FairNVT: Improving Fairness via Noise Injection in Vision Transformers
For practitioners using pretrained vision transformers, FairNVT offers a practical method to mitigate bias without sacrificing performance, though it is an incremental improvement over existing debiasing techniques.
FairNVT introduces a lightweight debiasing framework for pretrained transformer encoders that reduces sensitive-attribute leakage and improves fairness metrics (e.g., demographic parity, equalized odds) while preserving task accuracy across vision and language datasets.
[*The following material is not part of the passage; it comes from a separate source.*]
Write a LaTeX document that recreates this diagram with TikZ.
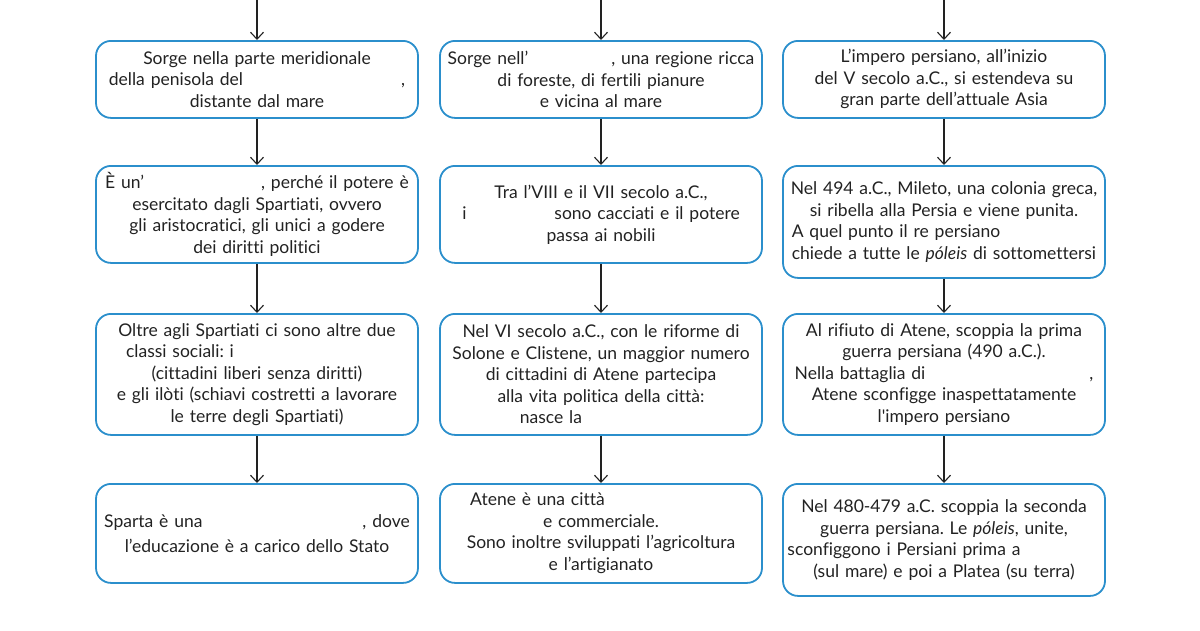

This paper presents FairNVT, a lightweight debiasing framework for pretrained transformer-based encoders that improves both representation and prediction level fairness while preserving task accuracy. Unlike many existing debiasing approaches that address these notions separately, we argue they are inherently connected: suppressing sensitive information at the representation level can facilitate fairer predictions. Our approach learns task-relevant and sensitive embeddings via lightweight adapters, applies calibrated Gaussian noise to the sensitive embedding, and fuses it with the task representation. Together with orthogonality constraints and fairness regularization, these components jointly reduce sensitive-attribute leakage in the learned embeddings and encourage fairer downstream predictions. The framework is compatible with a wide range of pretrained transformer encoders. Across three datasets spanning vision and language, FairNVT reduces sensitive-attribute attacker accuracy, improves demographic-parity and equalized-odds metrics, and maintains high task performance.